Imagine the following scenario: Someone you know and like, perhaps a Facebook friend, asks you to sign a petition to ban the rhino horn trade in South Africa. Your friend tells you that South Africa is one of the few countries that permits the sale of rhino horn and that if you do not act on this issue you are being silent in the face of evil, and complicit in the deaths of thousands of rhinos. You care about animals and the environment, so this seems like a no-brainer. It is obviously the right thing to do, and you sign.
But was it the right thing to do?
In 2009, responding to immense international pressure, including such petitions, South Africa enacted a complete ban on the taking and sale of rhino horn. Before the ban, farmers harvested the horns of rhinos on their properties, tranquilizing the animals. This caused no harm or pain to the animal, and allowed the horn to grow back. Since the sale of horns was a major source of income in a poor country, farmers protected their rhinos and increased herd sizes through careful management, feeding and breeding programs.

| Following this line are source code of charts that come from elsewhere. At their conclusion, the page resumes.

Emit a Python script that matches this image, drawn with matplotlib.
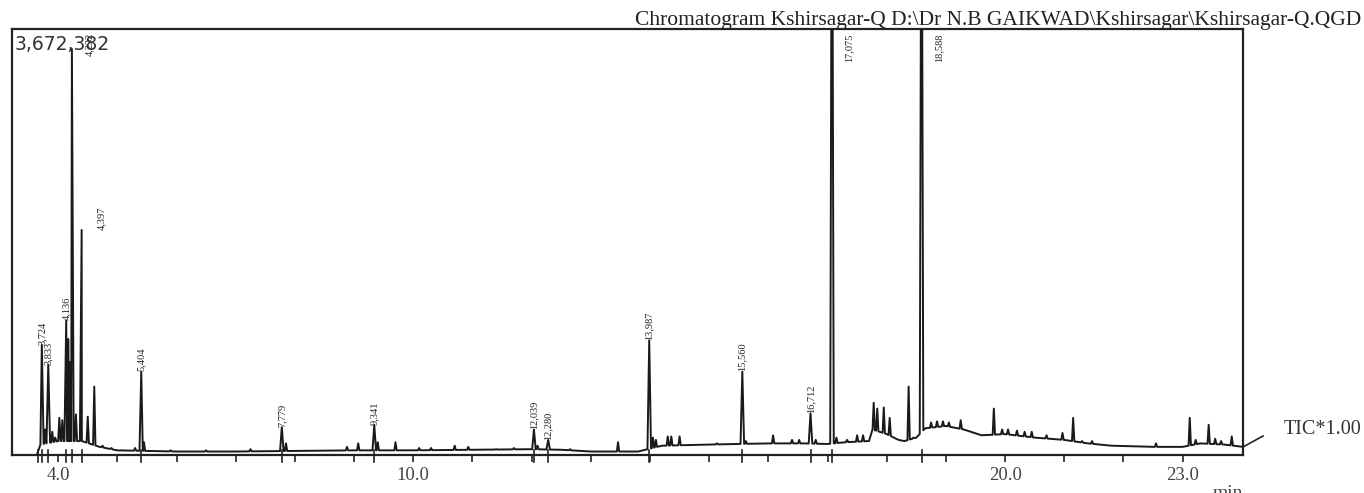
import numpy as np
import matplotlib
matplotlib.use("Agg")
import matplotlib.pyplot as plt
import matplotlib.transforms as mtransforms

# --- data (time in min, intensity in counts) ---
y_max = 3672382

baseline_t = [3.22, 3.64, 3.70, 4.00, 4.40, 4.70, 5.00, 5.50, 6.00, 7.00, 8.00, 9.00,
              10.0, 11.0, 12.0, 12.5, 13.0, 13.8, 14.2, 15.0, 16.0, 16.6, 17.0, 17.3,
              17.70, 17.76, 18.0, 18.2, 18.3, 18.5, 18.65, 19.0, 19.3, 19.6, 20.0, 20.5,
              21.0, 21.4, 21.8, 22.5, 23.0, 23.3, 23.7, 24.02]
baseline_v = [0, 0, 90000, 120000, 120000, 70000, 40000, 35000, 30000, 30000, 35000, 40000,
              40000, 45000, 50000, 45000, 30000, 30000, 80000, 90000, 100000, 100000, 95000, 110000,
              120000, 220000, 180000, 130000, 120000, 150000, 230000, 250000, 220000, 170000, 180000, 150000,
              130000, 100000, 80000, 70000, 70000, 100000, 90000, 70000]

peak_rt = [3.724, 3.833, 4.136, 4.232, 4.397, 5.404, 7.779, 9.341, 12.039, 12.280,
           13.987, 15.560, 16.712, 17.075, 18.588]
peak_height = [950000, 780000, 1160000, 3500000, 1940000, 720000, 240000, 260000, 220000, 130000,
               990000, 720000, 360000, 6000000, 6000000]
peak_label = ["3,724", "3,833", "4,136", "4,232", "4,397", "5,404", "7,779", "9,341", "12,039", "12,280",
              "13,987", "15,560", "16,712", "17,075", "18,588"]

other_rt = [3.78, 3.90, 3.95, 4.02, 4.07, 4.17, 4.20, 4.30, 4.50, 4.61, 4.75, 4.90, 5.30, 5.45,
            5.90, 6.50, 7.25, 7.85, 8.88, 9.07, 9.40, 9.70, 10.1, 10.3, 10.7, 10.93, 11.4,
            11.7, 12.1, 12.65, 13.46, 14.05, 14.10, 14.30, 14.36, 14.50, 15.13, 15.62, 16.08,
            16.40, 16.52, 16.80, 17.15, 17.33, 17.50, 17.60, 17.78, 17.84, 17.95, 18.05, 18.37,
            18.45, 18.75, 18.85, 18.95, 19.05, 19.25, 19.81, 19.95, 20.05, 20.20, 20.33, 20.45,
            20.70, 20.97, 21.15, 21.30, 21.47, 22.55, 23.12, 23.22, 23.44, 23.55, 23.65, 23.83]
other_height = [220000, 200000, 150000, 320000, 300000, 1000000, 800000, 350000, 330000, 590000,
                80000, 60000, 60000, 110000, 40000, 40000, 50000, 100000, 70000, 100000, 110000,
                110000, 60000, 60000, 80000, 70000, 50000, 60000, 80000, 50000, 110000, 150000,
                130000, 160000, 160000, 160000, 100000, 120000, 170000, 130000, 130000, 130000,
                150000, 130000, 170000, 170000, 450000, 400000, 410000, 320000, 590000, 150000,
                280000, 290000, 290000, 280000, 300000, 400000, 220000, 220000, 210000, 200000,
                200000, 170000, 190000, 320000, 120000, 120000, 100000, 320000, 130000, 260000,
                140000, 120000, 160000]

# --- build the trace: baseline knots plus a narrow spike per peak ---
pts = list(zip(baseline_t, baseline_v))
for rt, h, w in ([(r, v, 0.03) for r, v in zip(peak_rt, peak_height)]
                 + [(r, v, 0.02) for r, v in zip(other_rt, other_height)]):
    pts.append((rt - w, np.interp(rt - w, baseline_t, baseline_v)))
    pts.append((rt, h))
    pts.append((rt + w, np.interp(rt + w, baseline_t, baseline_v)))
pts.sort()
trace_t = [p[0] for p in pts]
trace_v = [p[1] for p in pts]

fig = plt.figure(figsize=(13.64, 4.93), dpi=100)
ax = fig.add_axes([0.0088, 0.0771, 0.9025, 0.8641])
ax.plot(trace_t, trace_v, color="#1a1a1a", lw=1.4)
ax.set_xlim(3.22, 24.02)
ax.set_ylim(0, y_max)

for s in ax.spines.values():
    s.set_linewidth(1.6)
    s.set_color("#222222")

ax.set_yticks([])
ax.set_xticks(range(4, 24))
ax.set_xticklabels(["4.0" if t == 4 else "10.0" if t == 10 else "20.0" if t == 20
                    else "23.0" if t == 23 else "" for t in range(4, 24)],
                   family="Liberation Serif", fontsize=13.5, color="#444444")
ax.tick_params(axis="x", direction="out", length=5, width=1.2, pad=4, color="#222222")

# peak start markers crossing the axis
trans = mtransforms.blended_transform_factory(ax.transData, ax.transAxes)
for rt in [3.66] + peak_rt:
    ax.plot([rt, rt], [-0.016, 0.012], color="#222222", lw=1.2, transform=trans, clip_on=False)

# peak labels
shift = {"4,232": 0.30, "4,397": 0.34, "17,075": 0.29, "18,588": 0.29}
for rt, h, lab in zip(peak_rt, peak_height, peak_label):
    if h > y_max or lab == "4,232":
        ax.text(rt + shift.get(lab, 0), y_max * 0.99, lab, rotation=90, ha="center", va="top",
                family="Liberation Serif", fontsize=7.5, color="#222222")
    else:
        ax.text(rt + shift.get(lab, 0), h, lab, rotation=90, ha="center", va="bottom",
                family="Liberation Serif", fontsize=7.5, color="#222222")

ax.text(0.002, 0.985, "3,672,382", transform=ax.transAxes, ha="left", va="top",
        family="DejaVu Sans", fontsize=13.5, color="#333333")

fig.text(0.998, 1 - 25 / 493, "Chromatogram Kshirsagar-Q D:\\Dr N.B GAIKWAD\\Kshirsagar\\Kshirsagar-Q.QGD",
         ha="right", va="baseline", family="Liberation Serif", fontsize=15.5, color="#222222")
fig.text(0.9113, 0.016, "min", ha="right", va="top", family="Liberation Serif",
         fontsize=14, color="#444444")
fig.text(0.998, 1 - 430 / 493, "TIC*1.00", ha="right", va="center",
         family="Liberation Serif", fontsize=14.5, color="#333333")
fig.add_artist(plt.Line2D([1243 / 1364, 1263 / 1364], [1 - 447 / 493, 1 - 436 / 493],
                          color="#222222", lw=1.2))

fig.savefig("out.png", dpi=100)
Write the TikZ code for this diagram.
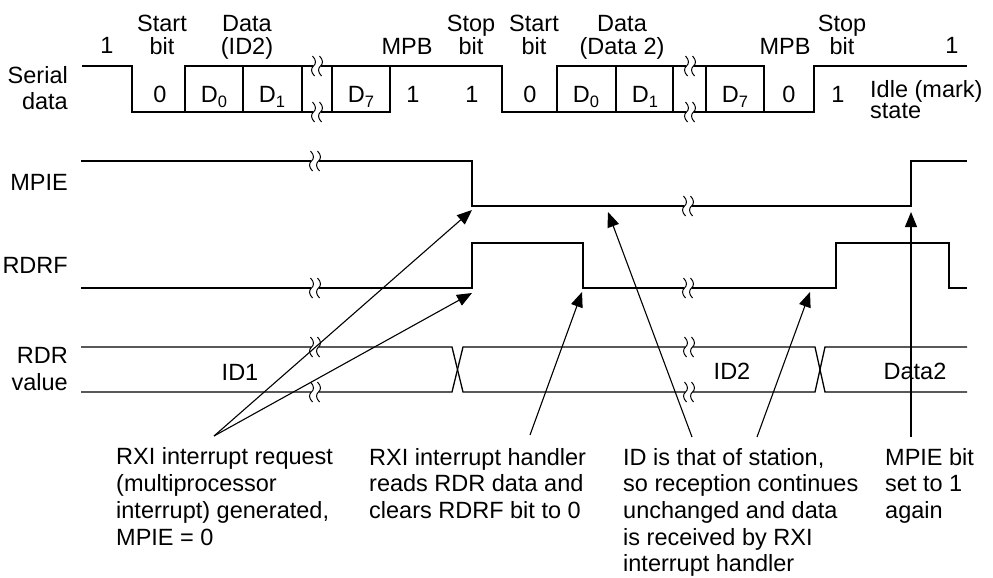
\documentclass[tikz,border=0pt]{standalone}
\usepackage{fontspec}
\setmainfont{Liberation Sans}
\usetikzlibrary{arrows.meta}
\newcommand\sbx[1]{\raisebox{-0.22em}{\fontsize{16.5}{16.5}\selectfont #1}}
\begin{document}
\begin{tikzpicture}[x=1pt,y=-1pt,
  wave/.style={line width=1.3pt},
  txt/.style={inner sep=0pt, font=\fontsize{23.5}{26.7}\selectfont},
  hdr/.style={txt, align=center, anchor=base, font=\fontsize{23.5}{23}\selectfont},
  side/.style={txt, align=right, anchor=base east},
  note/.style={txt, align=left, anchor=base west},
  bitlbl/.style={txt, anchor=base},
  ptr/.style={line width=1.1pt, -{Triangle[length=15pt,width=12pt]}},
  brk/.pic={
    \fill[white] (-4,-3) rectangle (4,3);
    \foreach \dx in {-3.5,3.5}{
      \draw[line width=1pt] (\dx-1,-10) .. controls (\dx+3,-6) and (\dx+2.5,-2) .. (\dx,0) .. controls (\dx-2.5,2) and (\dx-3,6) .. (\dx+1,10);
    }
  }
]
\useasboundingbox (0,0) rectangle (993,578);

% ---------- left labels (anchor = baseline of last line)
\node[side] (lser) at (68,110) {Serial\\data};
\node[side] (lmpie) at (68,190) {MPIE};
\node[side] (lrdrf) at (68,273) {RDRF};
\node[side] (lrdr) at (68,390) {RDR\\value};

% ---------- header labels
\node[bitlbl] (h1a) at (107,53) {1};
\node[hdr] (hst1) at (162,55) {Start\\bit};
\node[hdr] (hd1) at (247,55) {Data\\(ID2)};
\node[bitlbl] (hmpb1) at (407,55) {MPB};
\node[hdr] (hsp1) at (471,55) {Stop\\bit};
\node[hdr] (hst2) at (534,55) {Start\\bit};
\node[hdr] (hd2) at (622,55) {Data\\(Data 2)};
\node[bitlbl] (hmpb2) at (785,55) {MPB};
\node[hdr] (hsp2) at (842,55) {Stop\\bit};
\node[bitlbl] (h1b) at (952,53) {1};

% ---------- serial data waveform
\draw[wave] (82,66) -- (132,66) -- (132,112) -- (390,112) -- (390,66) -- (502,66) -- (502,112) -- (814,112) -- (814,66) -- (967,66);
\draw[wave] (185,112) -- (185,66) -- (390,66);
\draw[wave] (243,66) -- (243,112) (302,66) -- (302,112) (332,66) -- (332,112);
\draw[wave] (557,112) -- (557,66) -- (764,66) -- (764,112);
\draw[wave] (616,66) -- (616,112) (673,66) -- (673,112) (706,66) -- (706,112);
\pic at (317,66) {brk};
\pic at (317,112) {brk};
\pic at (690,66) {brk};
\pic at (690,112) {brk};

\node[bitlbl] (b1) at (160,102) {0};
\node[bitlbl] (b2) at (214,102) {D\sbx{0}};
\node[bitlbl] (b3) at (272,102) {D\sbx{1}};
\node[bitlbl] (b4) at (361,102) {D\sbx{7}};
\node[bitlbl] (b5) at (413,102) {1};
\node[bitlbl] (b6) at (472,102) {1};
\node[bitlbl] (b7) at (530,102) {0};
\node[bitlbl] (b8) at (586,102) {D\sbx{0}};
\node[bitlbl] (b9) at (645,102) {D\sbx{1}};
\node[bitlbl] (b10) at (735,102) {D\sbx{7}};
\node[bitlbl] (b11) at (789,102) {0};
\node[bitlbl] (b12) at (838,102) {1};
\node[note] (idle) at (870,118) {Idle (mark)\\[-6.2pt]state};

% ---------- MPIE
\draw[wave] (81,161) -- (472,161) -- (472,206) -- (911,206) -- (911,161) -- (967,161);
\pic at (315,161) {brk};
\pic at (688,206) {brk};

% ---------- RDRF
\draw[wave] (81,288) -- (472,288) -- (472,243) -- (583,243) -- (583,288) -- (836,288) -- (836,243) -- (949,243) -- (949,288) -- (967,288);
\pic at (315,288) {brk};
\pic at (688,288) {brk};

% ---------- RDR value
\draw[wave] (81,347) -- (452,347) -- (463,392) -- (815,392) -- (825,347) -- (967,347);
\draw[wave] (81,392) -- (452,392) -- (463,347) -- (815,347) -- (825,392) -- (967,392);
\pic at (315,347) {brk};
\pic at (315,392) {brk};
\pic at (689,347) {brk};
\pic at (689,392) {brk};
\node[bitlbl] (vid1) at (240,380) {ID1};
\node[bitlbl] (vid2) at (732,379) {ID2};
\node[bitlbl] (vdat2) at (915,379) {Data2};

% ---------- notes (anchor = baseline of last line)
\node[note] (n1) at (116,545) {RXI interrupt request\\(multiprocessor\\interrupt) generated,\\MPIE = 0};
\node[note] (n2) at (369,518.4) {RXI interrupt handler\\reads RDR data and\\clears RDRF bit to 0};
\node[note] (n3) at (623,571.8) {ID is that of station,\\so reception continues\\unchanged and data\\is received by RXI\\interrupt handler};
\node[note] (n4) at (885,518.4) {MPIE bit\\set to 1\\again};

% ---------- pointers
\coordinate (s1) at (214,436);
\coordinate (s2) at (530,435);
\coordinate (s3a) at (692,437);
\coordinate (s3b) at (757,437);
\coordinate (s4) at (911,437);
\coordinate (t1) at (472,210);
\coordinate (t2) at (472,293);
\coordinate (t3) at (582,292);
\coordinate (t4) at (608,212);
\coordinate (t5) at (810,292);
\coordinate (t6) at (911,212);
\draw[ptr] (s1) -- (t1);
\draw[ptr] (s1) -- (t2);
\draw[ptr] (s2) -- (t3);
\draw[ptr] (s3a) -- (t4);
\draw[ptr] (s3b) -- (t5);
\draw[ptr] (s4) -- (t6);
\end{tikzpicture}
\end{document}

After the ban, the fall in supply caused horn prices to skyrocket. This encouraged poachers, who until then had had no reason to target rhinos. Rhino deaths from poaching rose rapidly after 2009, growing from a few dozen per year before the ban to consistently over one thousand per year by 2013. In the twenty years before the horn prohibition, the white rhino population in South Africa had quadrupled. In the eight years after the prohibition, the population had fallen by 15%. Poaching was a major contributor, but so was the fact that farmers no longer had a reason to protect and breed them.
Eventually, reality and common sense prevailed. South Africa lifted the ban in 2017, prompting further outcry from environmentalists. Just two years later rhino deaths from poaching had fallen by nearly fifty percent, and the rhino population had begun to recover.
Activism is great. We should all be working to make the world a better place. But activism which is not based on accurate information and careful thought is likely to do more harm than good.